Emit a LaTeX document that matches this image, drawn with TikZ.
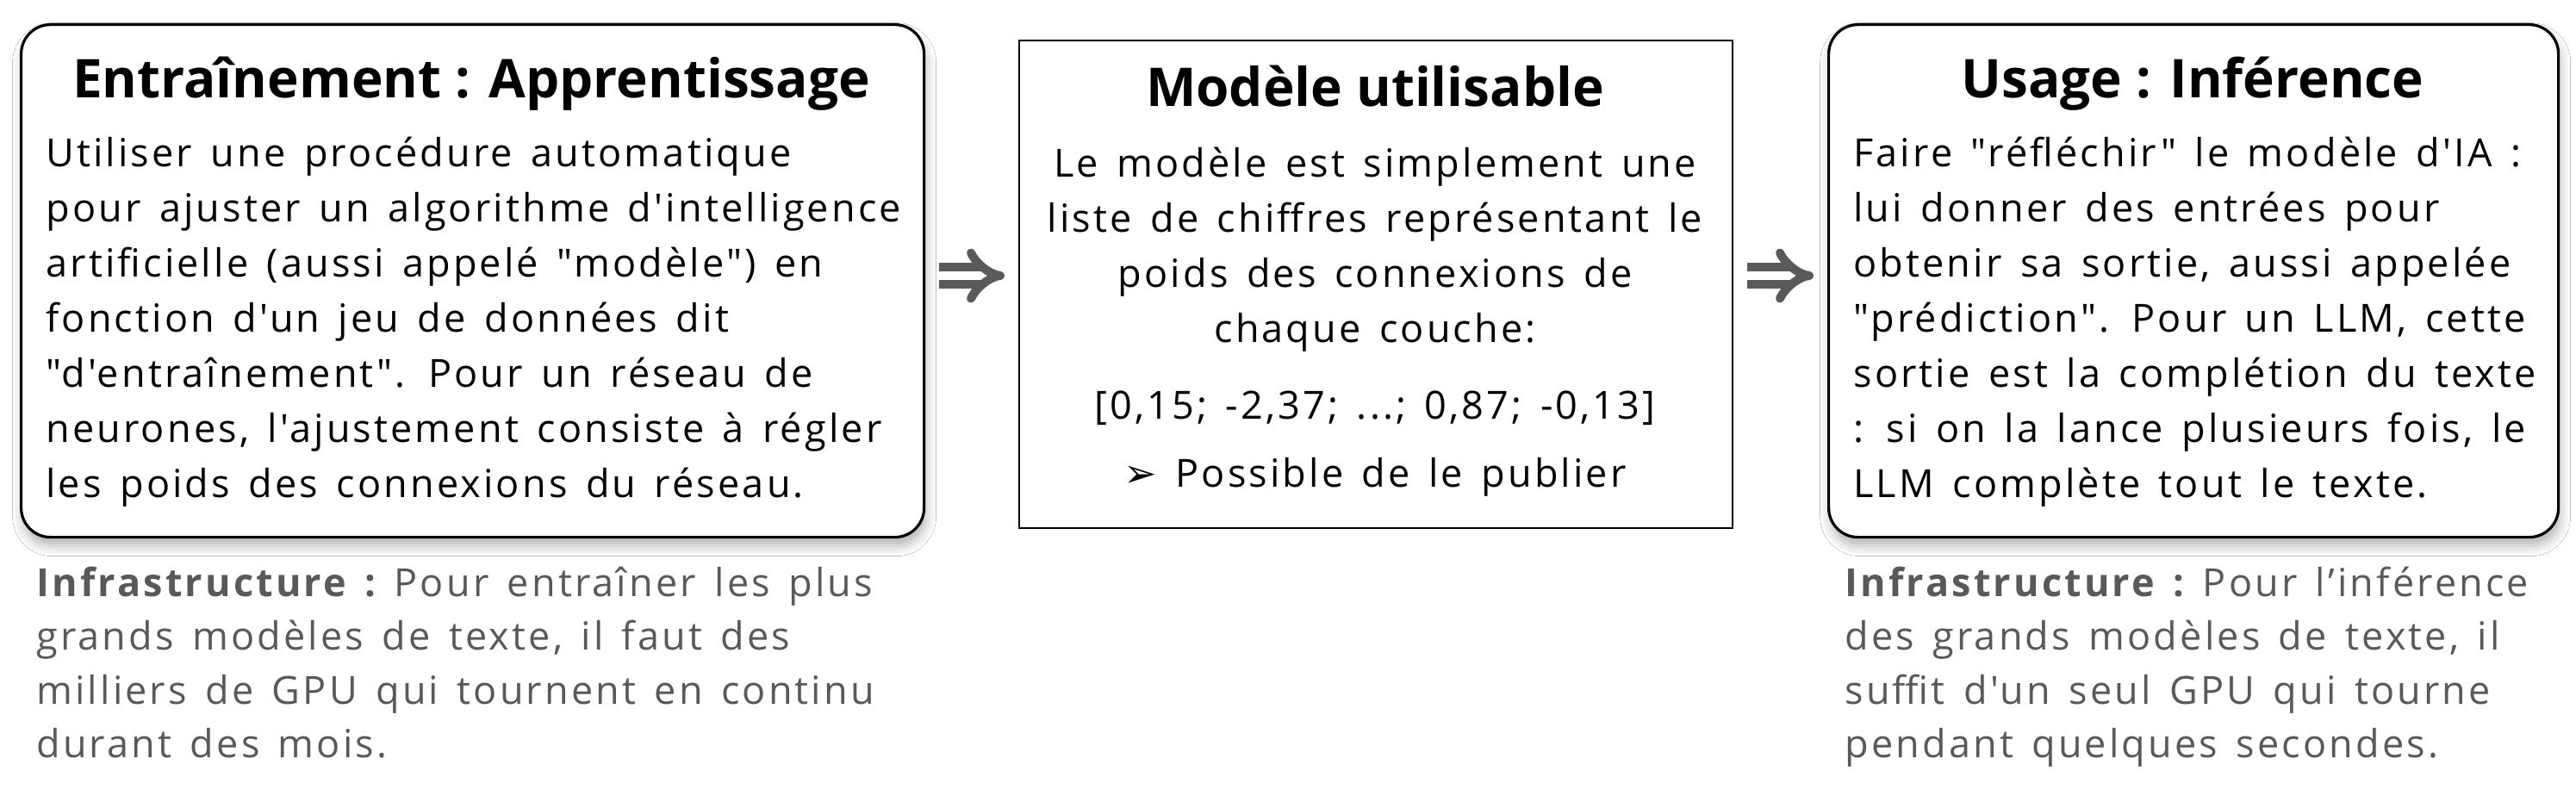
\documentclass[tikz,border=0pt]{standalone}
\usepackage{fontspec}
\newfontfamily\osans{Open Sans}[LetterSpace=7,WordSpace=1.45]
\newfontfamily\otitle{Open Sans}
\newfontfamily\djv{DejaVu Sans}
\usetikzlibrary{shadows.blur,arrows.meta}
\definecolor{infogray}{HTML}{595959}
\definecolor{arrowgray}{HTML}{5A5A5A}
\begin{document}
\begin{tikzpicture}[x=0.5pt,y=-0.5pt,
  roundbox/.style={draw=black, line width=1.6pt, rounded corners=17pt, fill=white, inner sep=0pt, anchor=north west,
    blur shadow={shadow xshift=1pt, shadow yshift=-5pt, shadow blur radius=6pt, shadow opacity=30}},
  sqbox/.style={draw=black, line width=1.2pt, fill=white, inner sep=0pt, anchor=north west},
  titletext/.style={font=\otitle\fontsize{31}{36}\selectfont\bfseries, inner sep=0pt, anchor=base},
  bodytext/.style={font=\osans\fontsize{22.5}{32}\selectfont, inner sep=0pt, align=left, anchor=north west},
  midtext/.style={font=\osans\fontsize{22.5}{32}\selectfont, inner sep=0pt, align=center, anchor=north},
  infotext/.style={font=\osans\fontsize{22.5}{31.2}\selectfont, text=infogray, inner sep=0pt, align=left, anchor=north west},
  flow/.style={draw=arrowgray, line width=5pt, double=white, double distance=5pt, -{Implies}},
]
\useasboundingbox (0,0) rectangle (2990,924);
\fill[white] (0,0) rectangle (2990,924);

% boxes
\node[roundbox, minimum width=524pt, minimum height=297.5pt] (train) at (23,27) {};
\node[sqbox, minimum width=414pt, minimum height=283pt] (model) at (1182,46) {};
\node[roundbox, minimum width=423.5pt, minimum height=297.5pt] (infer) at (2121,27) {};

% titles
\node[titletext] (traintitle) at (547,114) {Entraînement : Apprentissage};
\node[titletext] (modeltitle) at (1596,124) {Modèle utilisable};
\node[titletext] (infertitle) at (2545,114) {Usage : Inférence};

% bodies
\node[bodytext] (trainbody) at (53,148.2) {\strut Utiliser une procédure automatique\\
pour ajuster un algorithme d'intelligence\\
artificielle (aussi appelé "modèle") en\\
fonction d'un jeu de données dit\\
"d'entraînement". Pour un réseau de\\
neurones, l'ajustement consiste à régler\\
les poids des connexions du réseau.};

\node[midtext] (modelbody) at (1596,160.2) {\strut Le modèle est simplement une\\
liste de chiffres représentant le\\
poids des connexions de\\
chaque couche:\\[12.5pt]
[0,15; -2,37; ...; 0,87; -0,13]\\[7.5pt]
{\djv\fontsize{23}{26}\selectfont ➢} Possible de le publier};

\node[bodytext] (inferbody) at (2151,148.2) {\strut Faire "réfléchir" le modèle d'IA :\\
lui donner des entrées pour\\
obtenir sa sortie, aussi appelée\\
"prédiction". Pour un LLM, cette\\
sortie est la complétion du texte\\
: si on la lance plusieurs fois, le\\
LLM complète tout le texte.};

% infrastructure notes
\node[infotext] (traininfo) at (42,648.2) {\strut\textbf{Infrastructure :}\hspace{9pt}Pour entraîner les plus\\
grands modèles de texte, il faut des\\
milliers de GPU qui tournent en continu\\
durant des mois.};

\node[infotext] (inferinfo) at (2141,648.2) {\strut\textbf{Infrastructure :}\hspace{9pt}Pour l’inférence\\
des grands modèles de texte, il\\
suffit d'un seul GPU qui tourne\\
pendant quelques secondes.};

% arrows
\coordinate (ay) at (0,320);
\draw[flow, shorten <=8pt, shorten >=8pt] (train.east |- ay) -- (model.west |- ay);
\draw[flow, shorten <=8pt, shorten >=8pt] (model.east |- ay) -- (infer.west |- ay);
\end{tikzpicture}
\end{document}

++++++

» Job:
Give again, exactly, the lines from the start of the data through the one holding "(infertitle) at (2545,114)"; omit the pictures.

» Complete output:
Emit a LaTeX document that matches this image, drawn with TikZ.
\documentclass[tikz,border=0pt]{standalone}
\usepackage{fontspec}
\newfontfamily\osans{Open Sans}[LetterSpace=7,WordSpace=1.45]
\newfontfamily\otitle{Open Sans}
\newfontfamily\djv{DejaVu Sans}
\usetikzlibrary{shadows.blur,arrows.meta}
\definecolor{infogray}{HTML}{595959}
\definecolor{arrowgray}{HTML}{5A5A5A}
\begin{document}
\begin{tikzpicture}[x=0.5pt,y=-0.5pt,
  roundbox/.style={draw=black, line width=1.6pt, rounded corners=17pt, fill=white, inner sep=0pt, anchor=north west,
    blur shadow={shadow xshift=1pt, shadow yshift=-5pt, shadow blur radius=6pt, shadow opacity=30}},
  sqbox/.style={draw=black, line width=1.2pt, fill=white, inner sep=0pt, anchor=north west},
  titletext/.style={font=\otitle\fontsize{31}{36}\selectfont\bfseries, inner sep=0pt, anchor=base},
  bodytext/.style={font=\osans\fontsize{22.5}{32}\selectfont, inner sep=0pt, align=left, anchor=north west},
  midtext/.style={font=\osans\fontsize{22.5}{32}\selectfont, inner sep=0pt, align=center, anchor=north},
  infotext/.style={font=\osans\fontsize{22.5}{31.2}\selectfont, text=infogray, inner sep=0pt, align=left, anchor=north west},
  flow/.style={draw=arrowgray, line width=5pt, double=white, double distance=5pt, -{Implies}},
]
\useasboundingbox (0,0) rectangle (2990,924);
\fill[white] (0,0) rectangle (2990,924);

% boxes
\node[roundbox, minimum width=524pt, minimum height=297.5pt] (train) at (23,27) {};
\node[sqbox, minimum width=414pt, minimum height=283pt] (model) at (1182,46) {};
\node[roundbox, minimum width=423.5pt, minimum height=297.5pt] (infer) at (2121,27) {};

% titles
\node[titletext] (traintitle) at (547,114) {Entraînement : Apprentissage};
\node[titletext] (modeltitle) at (1596,124) {Modèle utilisable};
\node[titletext] (infertitle) at (2545,114) {Usage : Inférence};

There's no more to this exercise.